* **Data to use**
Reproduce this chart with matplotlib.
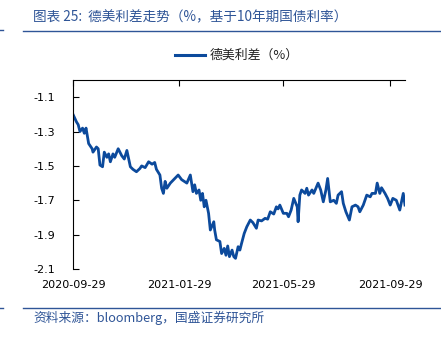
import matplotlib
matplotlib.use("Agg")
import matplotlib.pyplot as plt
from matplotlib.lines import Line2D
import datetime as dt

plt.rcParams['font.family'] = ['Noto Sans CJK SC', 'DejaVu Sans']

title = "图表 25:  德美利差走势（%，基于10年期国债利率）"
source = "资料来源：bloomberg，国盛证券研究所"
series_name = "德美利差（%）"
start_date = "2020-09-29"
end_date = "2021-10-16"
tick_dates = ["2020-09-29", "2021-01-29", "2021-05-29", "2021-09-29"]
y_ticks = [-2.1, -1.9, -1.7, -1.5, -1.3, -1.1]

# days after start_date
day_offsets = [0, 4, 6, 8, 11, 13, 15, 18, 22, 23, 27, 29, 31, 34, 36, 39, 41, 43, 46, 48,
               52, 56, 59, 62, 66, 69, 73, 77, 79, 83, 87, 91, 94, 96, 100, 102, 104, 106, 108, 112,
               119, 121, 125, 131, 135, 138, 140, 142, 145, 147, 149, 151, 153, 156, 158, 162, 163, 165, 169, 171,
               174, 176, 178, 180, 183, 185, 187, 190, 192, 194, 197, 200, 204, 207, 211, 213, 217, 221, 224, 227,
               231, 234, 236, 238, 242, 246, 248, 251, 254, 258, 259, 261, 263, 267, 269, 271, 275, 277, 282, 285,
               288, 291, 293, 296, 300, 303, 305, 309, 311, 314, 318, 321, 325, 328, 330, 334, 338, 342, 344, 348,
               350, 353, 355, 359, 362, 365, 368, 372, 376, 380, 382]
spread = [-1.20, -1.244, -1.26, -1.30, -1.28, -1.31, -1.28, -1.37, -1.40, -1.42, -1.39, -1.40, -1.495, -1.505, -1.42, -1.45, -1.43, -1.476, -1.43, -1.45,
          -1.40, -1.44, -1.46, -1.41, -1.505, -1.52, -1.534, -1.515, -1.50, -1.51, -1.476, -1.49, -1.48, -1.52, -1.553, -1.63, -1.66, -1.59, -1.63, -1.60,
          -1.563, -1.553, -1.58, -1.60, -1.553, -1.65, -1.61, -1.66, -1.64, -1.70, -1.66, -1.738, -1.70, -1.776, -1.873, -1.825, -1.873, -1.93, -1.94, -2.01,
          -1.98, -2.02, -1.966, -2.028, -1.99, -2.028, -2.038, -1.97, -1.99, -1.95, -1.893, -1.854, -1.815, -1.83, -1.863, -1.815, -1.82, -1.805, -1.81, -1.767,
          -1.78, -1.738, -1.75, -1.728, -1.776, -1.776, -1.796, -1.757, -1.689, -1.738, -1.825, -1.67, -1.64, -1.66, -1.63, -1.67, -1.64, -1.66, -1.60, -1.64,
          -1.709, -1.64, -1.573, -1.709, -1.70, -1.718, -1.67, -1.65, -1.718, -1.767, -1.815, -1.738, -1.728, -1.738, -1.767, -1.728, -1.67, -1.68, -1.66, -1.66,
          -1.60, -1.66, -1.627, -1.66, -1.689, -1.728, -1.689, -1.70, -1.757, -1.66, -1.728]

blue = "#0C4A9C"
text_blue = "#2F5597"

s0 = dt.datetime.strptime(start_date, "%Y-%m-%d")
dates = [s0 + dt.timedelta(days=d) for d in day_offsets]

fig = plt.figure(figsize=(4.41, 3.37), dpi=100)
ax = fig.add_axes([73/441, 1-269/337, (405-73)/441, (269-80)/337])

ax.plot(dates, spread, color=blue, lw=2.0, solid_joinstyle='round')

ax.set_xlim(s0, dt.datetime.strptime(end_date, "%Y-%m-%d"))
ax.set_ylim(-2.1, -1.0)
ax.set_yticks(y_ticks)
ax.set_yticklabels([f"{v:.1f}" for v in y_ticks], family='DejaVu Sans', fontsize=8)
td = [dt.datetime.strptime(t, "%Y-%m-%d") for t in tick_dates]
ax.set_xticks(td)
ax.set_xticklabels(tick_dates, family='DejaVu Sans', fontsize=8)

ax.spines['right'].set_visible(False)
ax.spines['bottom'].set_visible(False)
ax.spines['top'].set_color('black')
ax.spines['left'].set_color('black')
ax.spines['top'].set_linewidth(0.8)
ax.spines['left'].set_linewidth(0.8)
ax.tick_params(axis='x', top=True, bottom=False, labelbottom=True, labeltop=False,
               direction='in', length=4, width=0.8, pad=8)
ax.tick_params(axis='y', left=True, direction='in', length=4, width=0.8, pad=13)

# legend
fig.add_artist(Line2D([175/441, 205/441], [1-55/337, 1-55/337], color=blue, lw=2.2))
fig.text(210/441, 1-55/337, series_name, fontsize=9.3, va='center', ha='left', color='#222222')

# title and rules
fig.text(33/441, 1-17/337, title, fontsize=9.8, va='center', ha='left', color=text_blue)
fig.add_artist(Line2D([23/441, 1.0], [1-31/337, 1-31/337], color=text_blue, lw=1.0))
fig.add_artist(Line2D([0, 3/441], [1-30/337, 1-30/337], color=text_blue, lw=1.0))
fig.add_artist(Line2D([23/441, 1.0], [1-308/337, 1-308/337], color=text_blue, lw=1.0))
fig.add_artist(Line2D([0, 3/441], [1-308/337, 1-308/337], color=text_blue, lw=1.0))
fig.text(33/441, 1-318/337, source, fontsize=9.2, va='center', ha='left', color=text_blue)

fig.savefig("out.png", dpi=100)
---
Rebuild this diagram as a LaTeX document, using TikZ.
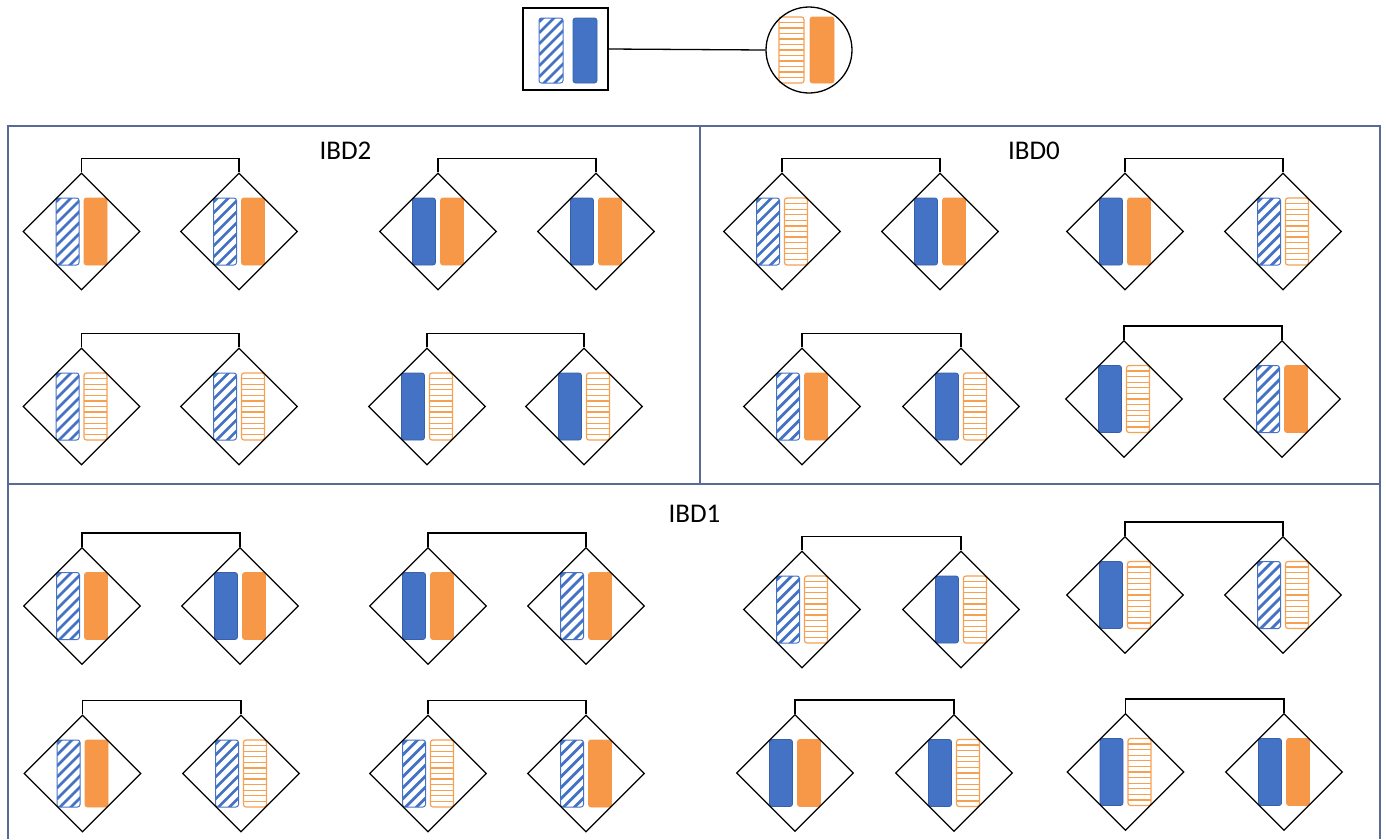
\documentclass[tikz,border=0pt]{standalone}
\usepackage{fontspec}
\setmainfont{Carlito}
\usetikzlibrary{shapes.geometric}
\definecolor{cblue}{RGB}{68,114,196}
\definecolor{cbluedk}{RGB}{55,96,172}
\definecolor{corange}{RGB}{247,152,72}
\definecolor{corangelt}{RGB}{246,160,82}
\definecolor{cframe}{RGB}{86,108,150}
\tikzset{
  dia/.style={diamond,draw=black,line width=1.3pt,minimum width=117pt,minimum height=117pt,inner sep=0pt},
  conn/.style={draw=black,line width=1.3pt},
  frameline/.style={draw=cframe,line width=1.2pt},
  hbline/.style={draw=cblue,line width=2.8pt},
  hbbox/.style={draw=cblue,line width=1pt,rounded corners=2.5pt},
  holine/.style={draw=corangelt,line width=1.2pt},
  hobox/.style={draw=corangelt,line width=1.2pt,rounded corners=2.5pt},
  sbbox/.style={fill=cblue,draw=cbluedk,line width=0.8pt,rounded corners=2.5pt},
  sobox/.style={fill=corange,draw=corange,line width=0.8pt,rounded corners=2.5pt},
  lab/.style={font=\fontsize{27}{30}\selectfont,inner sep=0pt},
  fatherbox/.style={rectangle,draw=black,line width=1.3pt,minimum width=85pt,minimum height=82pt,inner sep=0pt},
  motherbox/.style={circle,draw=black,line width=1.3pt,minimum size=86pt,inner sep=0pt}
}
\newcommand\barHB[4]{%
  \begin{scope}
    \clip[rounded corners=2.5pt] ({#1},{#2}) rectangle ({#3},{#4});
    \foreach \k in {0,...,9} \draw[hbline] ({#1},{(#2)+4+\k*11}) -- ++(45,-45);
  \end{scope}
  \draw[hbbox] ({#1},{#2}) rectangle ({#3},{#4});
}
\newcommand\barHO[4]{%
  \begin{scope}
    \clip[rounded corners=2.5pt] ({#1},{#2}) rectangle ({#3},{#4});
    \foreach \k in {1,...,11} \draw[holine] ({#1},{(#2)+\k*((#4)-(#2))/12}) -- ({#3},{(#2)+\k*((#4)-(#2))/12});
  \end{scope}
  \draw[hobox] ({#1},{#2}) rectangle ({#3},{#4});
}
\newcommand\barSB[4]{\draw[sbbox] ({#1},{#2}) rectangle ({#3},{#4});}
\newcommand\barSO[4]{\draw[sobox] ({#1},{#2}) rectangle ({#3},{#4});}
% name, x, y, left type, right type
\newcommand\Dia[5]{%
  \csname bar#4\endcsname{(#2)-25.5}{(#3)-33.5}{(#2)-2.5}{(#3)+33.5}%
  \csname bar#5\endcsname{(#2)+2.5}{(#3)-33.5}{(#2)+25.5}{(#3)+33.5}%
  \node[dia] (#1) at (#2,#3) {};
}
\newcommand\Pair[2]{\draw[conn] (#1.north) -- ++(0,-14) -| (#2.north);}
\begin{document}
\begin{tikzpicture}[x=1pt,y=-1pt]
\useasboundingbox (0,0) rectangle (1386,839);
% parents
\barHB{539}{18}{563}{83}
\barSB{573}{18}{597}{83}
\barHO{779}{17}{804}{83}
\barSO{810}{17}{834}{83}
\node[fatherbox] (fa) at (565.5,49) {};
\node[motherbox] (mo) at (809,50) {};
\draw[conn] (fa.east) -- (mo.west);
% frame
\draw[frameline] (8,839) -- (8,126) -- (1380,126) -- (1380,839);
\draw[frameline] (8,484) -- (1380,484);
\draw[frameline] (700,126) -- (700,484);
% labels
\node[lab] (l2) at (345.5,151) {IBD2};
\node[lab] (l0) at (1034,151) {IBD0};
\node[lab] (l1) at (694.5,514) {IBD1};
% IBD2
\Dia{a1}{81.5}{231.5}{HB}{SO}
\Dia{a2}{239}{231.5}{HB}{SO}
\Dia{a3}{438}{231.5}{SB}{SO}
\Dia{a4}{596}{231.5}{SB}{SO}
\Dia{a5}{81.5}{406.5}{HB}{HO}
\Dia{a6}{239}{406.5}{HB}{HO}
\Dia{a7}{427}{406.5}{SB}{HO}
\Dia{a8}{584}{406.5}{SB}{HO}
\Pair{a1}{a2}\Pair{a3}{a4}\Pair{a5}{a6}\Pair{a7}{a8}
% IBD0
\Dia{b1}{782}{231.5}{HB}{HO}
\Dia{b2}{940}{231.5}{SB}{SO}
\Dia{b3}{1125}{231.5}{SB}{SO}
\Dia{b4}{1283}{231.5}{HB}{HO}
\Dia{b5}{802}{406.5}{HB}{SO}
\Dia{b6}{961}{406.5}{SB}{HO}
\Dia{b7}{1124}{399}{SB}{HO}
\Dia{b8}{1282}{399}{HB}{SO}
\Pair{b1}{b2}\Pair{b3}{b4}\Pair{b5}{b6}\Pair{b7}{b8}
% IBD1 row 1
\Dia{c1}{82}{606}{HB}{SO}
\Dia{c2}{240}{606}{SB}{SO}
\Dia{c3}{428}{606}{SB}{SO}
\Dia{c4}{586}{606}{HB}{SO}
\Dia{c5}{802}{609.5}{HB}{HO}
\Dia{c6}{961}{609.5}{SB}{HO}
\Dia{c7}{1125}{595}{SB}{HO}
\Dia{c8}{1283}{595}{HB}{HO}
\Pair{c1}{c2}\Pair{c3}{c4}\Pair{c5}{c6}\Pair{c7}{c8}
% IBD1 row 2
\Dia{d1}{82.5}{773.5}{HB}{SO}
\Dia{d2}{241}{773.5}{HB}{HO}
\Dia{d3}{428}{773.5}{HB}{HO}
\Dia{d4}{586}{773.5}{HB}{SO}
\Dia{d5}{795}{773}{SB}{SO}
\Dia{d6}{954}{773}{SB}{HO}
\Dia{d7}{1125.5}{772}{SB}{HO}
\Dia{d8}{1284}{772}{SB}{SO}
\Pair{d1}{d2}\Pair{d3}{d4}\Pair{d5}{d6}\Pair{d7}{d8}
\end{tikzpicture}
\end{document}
---
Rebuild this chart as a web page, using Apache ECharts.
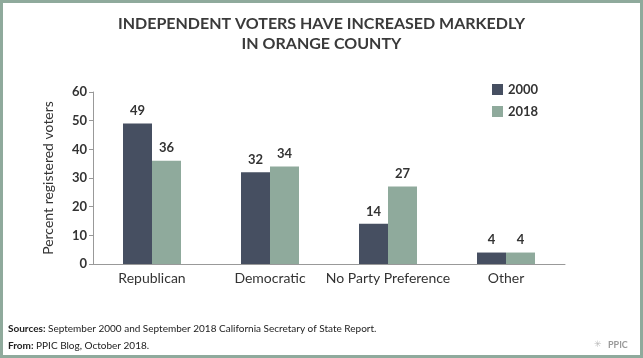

* **What to work on**
Keep only the lines that hold the string "Rebuild", and copy them out.

* **Reply to the exercise**
Rebuild this diagram as a LaTeX document, using TikZ.
Rebuild this chart as a web page, using Apache ECharts.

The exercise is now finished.